Which lines contain the word "React"? Return each of them as written.

DATA EXCERPT:
========================================================================

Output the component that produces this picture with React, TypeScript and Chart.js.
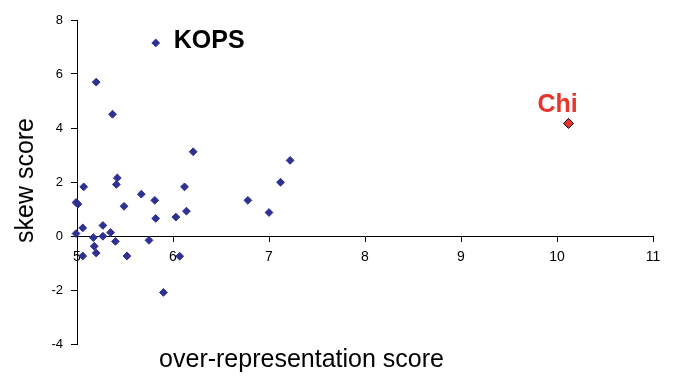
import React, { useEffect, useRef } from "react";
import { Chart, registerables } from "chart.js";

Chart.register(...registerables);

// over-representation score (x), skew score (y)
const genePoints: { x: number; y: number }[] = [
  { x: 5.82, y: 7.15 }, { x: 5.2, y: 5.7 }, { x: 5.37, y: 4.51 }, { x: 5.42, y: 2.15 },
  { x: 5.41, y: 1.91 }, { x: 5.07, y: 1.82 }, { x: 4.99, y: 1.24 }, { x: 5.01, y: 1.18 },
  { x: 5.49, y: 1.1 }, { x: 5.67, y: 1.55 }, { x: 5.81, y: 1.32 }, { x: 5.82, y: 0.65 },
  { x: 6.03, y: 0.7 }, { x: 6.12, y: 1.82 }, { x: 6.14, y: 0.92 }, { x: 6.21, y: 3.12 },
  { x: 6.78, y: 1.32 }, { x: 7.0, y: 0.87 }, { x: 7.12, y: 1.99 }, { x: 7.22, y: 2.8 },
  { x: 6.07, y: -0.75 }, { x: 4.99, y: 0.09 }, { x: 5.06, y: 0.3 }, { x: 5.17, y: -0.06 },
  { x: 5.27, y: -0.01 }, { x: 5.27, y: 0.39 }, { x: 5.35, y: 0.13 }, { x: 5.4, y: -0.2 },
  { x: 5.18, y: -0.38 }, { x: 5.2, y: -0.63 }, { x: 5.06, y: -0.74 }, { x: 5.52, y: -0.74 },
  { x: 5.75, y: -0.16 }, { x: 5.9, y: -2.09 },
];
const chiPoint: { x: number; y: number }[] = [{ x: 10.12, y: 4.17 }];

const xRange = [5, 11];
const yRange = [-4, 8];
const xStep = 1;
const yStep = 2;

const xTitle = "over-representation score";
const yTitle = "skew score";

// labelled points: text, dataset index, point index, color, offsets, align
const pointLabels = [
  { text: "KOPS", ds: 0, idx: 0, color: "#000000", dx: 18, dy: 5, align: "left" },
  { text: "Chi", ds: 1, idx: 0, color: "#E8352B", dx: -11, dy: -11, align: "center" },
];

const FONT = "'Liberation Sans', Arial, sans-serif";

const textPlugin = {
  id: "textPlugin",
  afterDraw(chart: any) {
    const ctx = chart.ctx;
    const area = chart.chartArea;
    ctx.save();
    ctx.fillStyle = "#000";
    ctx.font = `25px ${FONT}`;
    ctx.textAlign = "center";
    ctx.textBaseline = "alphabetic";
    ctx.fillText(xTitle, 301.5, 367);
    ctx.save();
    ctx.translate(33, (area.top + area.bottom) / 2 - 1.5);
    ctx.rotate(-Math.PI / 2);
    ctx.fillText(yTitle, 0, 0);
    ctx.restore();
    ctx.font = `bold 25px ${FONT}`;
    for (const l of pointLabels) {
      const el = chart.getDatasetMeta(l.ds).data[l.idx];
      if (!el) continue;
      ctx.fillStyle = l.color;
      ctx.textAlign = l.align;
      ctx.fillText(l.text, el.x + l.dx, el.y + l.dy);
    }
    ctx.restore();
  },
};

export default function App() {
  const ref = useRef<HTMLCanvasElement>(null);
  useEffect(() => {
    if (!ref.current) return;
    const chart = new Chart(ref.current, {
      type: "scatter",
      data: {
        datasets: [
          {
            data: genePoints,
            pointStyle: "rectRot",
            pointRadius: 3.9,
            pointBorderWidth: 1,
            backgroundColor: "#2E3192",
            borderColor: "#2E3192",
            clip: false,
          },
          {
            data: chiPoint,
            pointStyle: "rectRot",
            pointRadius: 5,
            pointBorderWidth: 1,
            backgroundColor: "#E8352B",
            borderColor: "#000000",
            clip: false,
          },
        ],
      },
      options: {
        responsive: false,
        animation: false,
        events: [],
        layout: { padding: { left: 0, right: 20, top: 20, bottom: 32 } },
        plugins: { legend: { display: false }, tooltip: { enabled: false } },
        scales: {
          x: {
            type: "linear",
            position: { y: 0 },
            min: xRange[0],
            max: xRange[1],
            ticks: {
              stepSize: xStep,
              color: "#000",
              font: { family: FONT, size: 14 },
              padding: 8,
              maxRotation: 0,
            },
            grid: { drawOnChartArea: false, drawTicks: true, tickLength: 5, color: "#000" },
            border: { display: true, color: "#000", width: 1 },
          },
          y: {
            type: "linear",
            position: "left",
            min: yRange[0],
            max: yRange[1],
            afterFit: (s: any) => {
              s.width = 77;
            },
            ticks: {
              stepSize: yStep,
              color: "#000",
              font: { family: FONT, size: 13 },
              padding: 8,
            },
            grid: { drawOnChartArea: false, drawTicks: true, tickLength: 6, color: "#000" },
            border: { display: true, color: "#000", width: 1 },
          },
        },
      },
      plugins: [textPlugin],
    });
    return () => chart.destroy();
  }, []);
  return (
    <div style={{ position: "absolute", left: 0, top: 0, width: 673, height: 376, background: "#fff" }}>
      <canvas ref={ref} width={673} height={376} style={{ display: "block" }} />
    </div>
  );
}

========================================================================

WORKED ANSWER:
Output the component that produces this picture with React, TypeScript and Chart.js.
import React, { useEffect, useRef } from "react";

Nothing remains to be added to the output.